▸ **PROBLEM STATEMENT**:
Print the lines starting at the line containing "Recreate this image" and ending at the line containing "lw=3.8, solid_capstyle='round', label=series_names[1])", exactly and in full, without the pictures.

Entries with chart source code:
○ ○ ○

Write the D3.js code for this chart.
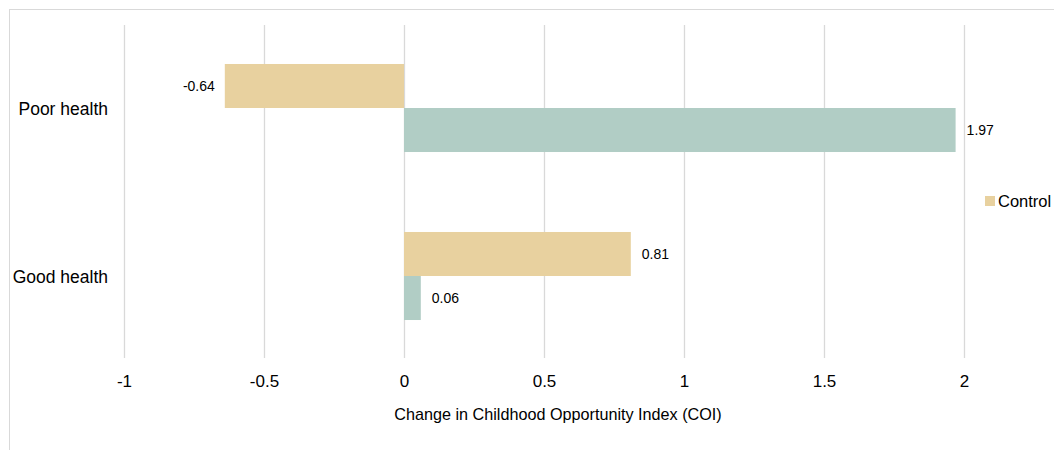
<!DOCTYPE html>
<html>
<head>
<meta charset="utf-8">
<script src="https://cdn.jsdelivr.net/npm/d3@7"></script>
<style>
  html, body { margin: 0; padding: 0; background: #fff; }
  svg { display: block; font-family: "Liberation Sans", Arial, sans-serif; }
</style>
</head>
<body>
<svg id="chart" width="1054" height="450"></svg>
<script>
// Outcome groups (top to bottom) and the two comparison series
const categories = ["Poor health", "Good health"];
const seriesNames = ["Control", "Intervention"];
const controlValues = [-0.64, 0.81];
const interventionValues = [1.97, 0.06];
const xTicks = [-1, -0.5, 0, 0.5, 1, 1.5, 2];
const legendItems = ["Control"];

const seriesColors = ["#e8d19f", "#b1cdc5"];
const seriesValues = [controlValues, interventionValues];

const svg = d3.select("#chart");
const W = 1054, H = 450;

// Chart frame
svg.append("rect")
  .attr("x", 9.5).attr("y", 9.5)
  .attr("width", W + 20).attr("height", H + 20)
  .attr("fill", "#fff").attr("stroke", "#d9d9d9").attr("stroke-width", 1);

const plotTop = 25, plotBottom = 358;

const x = d3.scaleLinear().domain([-1, 2]).range([124, 964]);

const y = d3.scaleBand()
  .domain(categories)
  .range([24, 360])
  .paddingInner(0.476)
  .paddingOuter(0.238);

const ySub = d3.scaleBand()
  .domain(seriesNames)
  .range([0, y.bandwidth()]);

// Vertical gridlines
svg.append("g")
  .selectAll("line")
  .data(xTicks)
  .join("line")
  .attr("x1", d => Math.round(x(d)) + 0.5)
  .attr("x2", d => Math.round(x(d)) + 0.5)
  .attr("y1", plotTop).attr("y2", plotBottom)
  .attr("stroke", "#d9d9d9").attr("stroke-width", 1.3);

// X axis tick labels
const xAxis = d3.axisBottom(x).tickValues(xTicks).tickSize(0).tickPadding(0)
  .tickFormat(d => String(d));
const gx = svg.append("g")
  .attr("transform", `translate(0, ${plotBottom + 17})`)
  .call(xAxis);
gx.select(".domain").remove();
gx.selectAll("text")
  .attr("font-size", 17).attr("fill", "#000")
  .attr("font-family", "Liberation Sans, Arial, sans-serif");

// Category labels
const yAxis = d3.axisLeft(y).tickSize(0).tickPadding(0);
const gy = svg.append("g")
  .attr("transform", "translate(108, 1)")
  .call(yAxis);
gy.select(".domain").remove();
gy.selectAll("text")
  .attr("font-size", 17.5).attr("fill", "#000")
  .attr("font-family", "Liberation Sans, Arial, sans-serif");

// Bars
const rows = [];
categories.forEach((c, i) => {
  seriesNames.forEach((s, j) => {
    rows.push({ category: c, series: s, value: seriesValues[j][i], color: seriesColors[j] });
  });
});

const barG = svg.append("g");
barG.selectAll("rect")
  .data(rows)
  .join("rect")
  .attr("x", d => x(Math.min(0, d.value)))
  .attr("width", d => Math.abs(x(d.value) - x(0)))
  .attr("y", d => y(d.category) + ySub(d.series))
  .attr("height", ySub.bandwidth())
  .attr("fill", d => d.color);

// Value labels
barG.selectAll("text")
  .data(rows)
  .join("text")
  .attr("x", d => d.value < 0 ? x(d.value) - 10 : x(d.value) + 11)
  .attr("y", d => y(d.category) + ySub(d.series) + ySub.bandwidth() / 2)
  .attr("dy", "0.35em")
  .attr("text-anchor", d => d.value < 0 ? "end" : "start")
  .attr("font-size", 14).attr("fill", "#000")
  .text(d => d3.format(".2f")(d.value).replace("\u2212", "-"));

// Axis title
svg.append("text")
  .attr("x", 558).attr("y", 414)
  .attr("dy", "0.35em")
  .attr("text-anchor", "middle")
  .attr("font-size", 16.2).attr("fill", "#000")
  .text("Change in Childhood Opportunity Index (COI)");

// Legend
const legend = svg.append("g").attr("transform", "translate(985, 201)");
legendItems.forEach((name, i) => {
  const g = legend.append("g").attr("transform", `translate(${i * 120}, 0)`);
  g.append("rect").attr("x", 0).attr("y", -5).attr("width", 10).attr("height", 10)
    .attr("fill", seriesColors[seriesNames.indexOf(name)]);
  g.append("text").attr("x", 13).attr("y", 0).attr("dy", "0.35em")
    .attr("font-size", 16.5).attr("fill", "#000").text(name);
});
</script>
</body>
</html>
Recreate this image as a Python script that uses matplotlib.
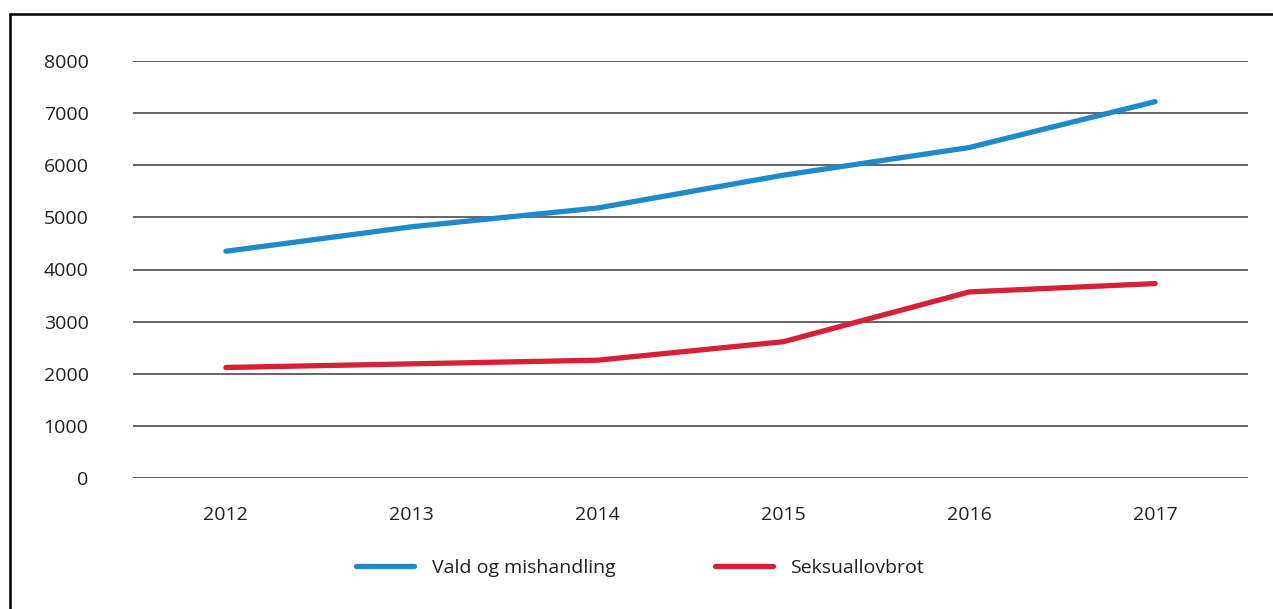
import matplotlib.pyplot as plt
from matplotlib.lines import Line2D

plt.rcParams['font.family'] = ['Open Sans', 'DejaVu Sans']

# Data
years = ['2012', '2013', '2014', '2015', '2016', '2017']
vald = [4350, 4820, 5180, 5810, 6340, 7220]
seksual = [2120, 2190, 2260, 2615, 3570, 3730]
series_names = ['Vald og mishandling', 'Seksuallovbrot']
yticks = [0, 1000, 2000, 3000, 4000, 5000, 6000, 7000, 8000]

fig = plt.figure(figsize=(12.73, 6.09), dpi=100)
ax = fig.add_axes([133 / 1273, 1 - 478 / 609, (1248 - 133) / 1273, (478 - 61) / 609])

x = range(len(years))
ax.plot(x, vald, color='#1f8ac9', lw=3.8, solid_capstyle='round', label=series_names[0])
ax.plot(x, seksual, color='#d91f35', lw=3.8, solid_capstyle='round', label=series_names[1])

ax.set_xlim(-0.5, len(years) - 0.5)
ax.set_ylim(0, 8000)
ax.set_xticks(list(x))
ax.set_xticklabels(years)
ax.set_yticks(yticks)
ax.set_yticklabels([str(v) for v in yticks])
ax.tick_params(axis='both', length=0, labelsize=14, colors='#231f20')
ax.tick_params(axis='y', pad=32)
ax.tick_params(axis='x', pad=20)
for lbl in ax.get_yticklabels():
    lbl.set_horizontalalignment('right')

ax.grid(axis='y', color='#3a3a3a', lw=1.1)
ax.set_axisbelow(True)
for s in ax.spines.values():
    s.set_visible(False)

fig.legend(loc='center', bbox_to_anchor=(640 / 1273, 1 - 568 / 609), ncol=2,
           frameon=False, fontsize=14, handlelength=3.0, handletextpad=0.9,
           columnspacing=5.1, labelcolor='#231f20')

# frame lines (top and left)
fig.add_artist(Line2D([8.6 / 1273, 1], [1 - 14 / 609, 1 - 14 / 609], color='black', lw=1.8,
                      transform=fig.transFigure, solid_capstyle='butt'))
fig.add_artist(Line2D([9.5 / 1273, 9.5 / 1273], [0, 1 - 13 / 609], color='black', lw=1.8,
                      transform=fig.transFigure, solid_capstyle='butt'))

fig.savefig('out.png', dpi=100)
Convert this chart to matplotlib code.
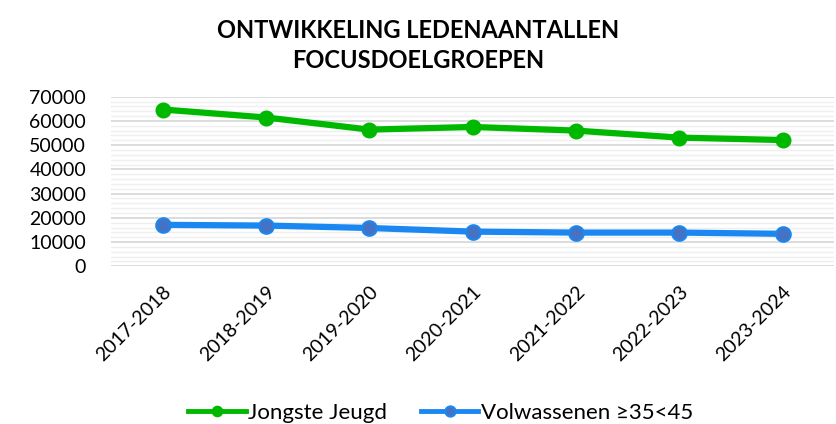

○ ○ ○

▸ **TASK SOLUTION**:
Recreate this image as a Python script that uses matplotlib.
import matplotlib.pyplot as plt
from matplotlib.lines import Line2D

plt.rcParams['font.family'] = ['Open Sans', 'DejaVu Sans']

# Data
years = ['2012', '2013', '2014', '2015', '2016', '2017']
vald = [4350, 4820, 5180, 5810, 6340, 7220]
seksual = [2120, 2190, 2260, 2615, 3570, 3730]
series_names = ['Vald og mishandling', 'Seksuallovbrot']
yticks = [0, 1000, 2000, 3000, 4000, 5000, 6000, 7000, 8000]

fig = plt.figure(figsize=(12.73, 6.09), dpi=100)
ax = fig.add_axes([133 / 1273, 1 - 478 / 609, (1248 - 133) / 1273, (478 - 61) / 609])

x = range(len(years))
ax.plot(x, vald, color='#1f8ac9', lw=3.8, solid_capstyle='round', label=series_names[0])
ax.plot(x, seksual, color='#d91f35', lw=3.8, solid_capstyle='round', label=series_names[1])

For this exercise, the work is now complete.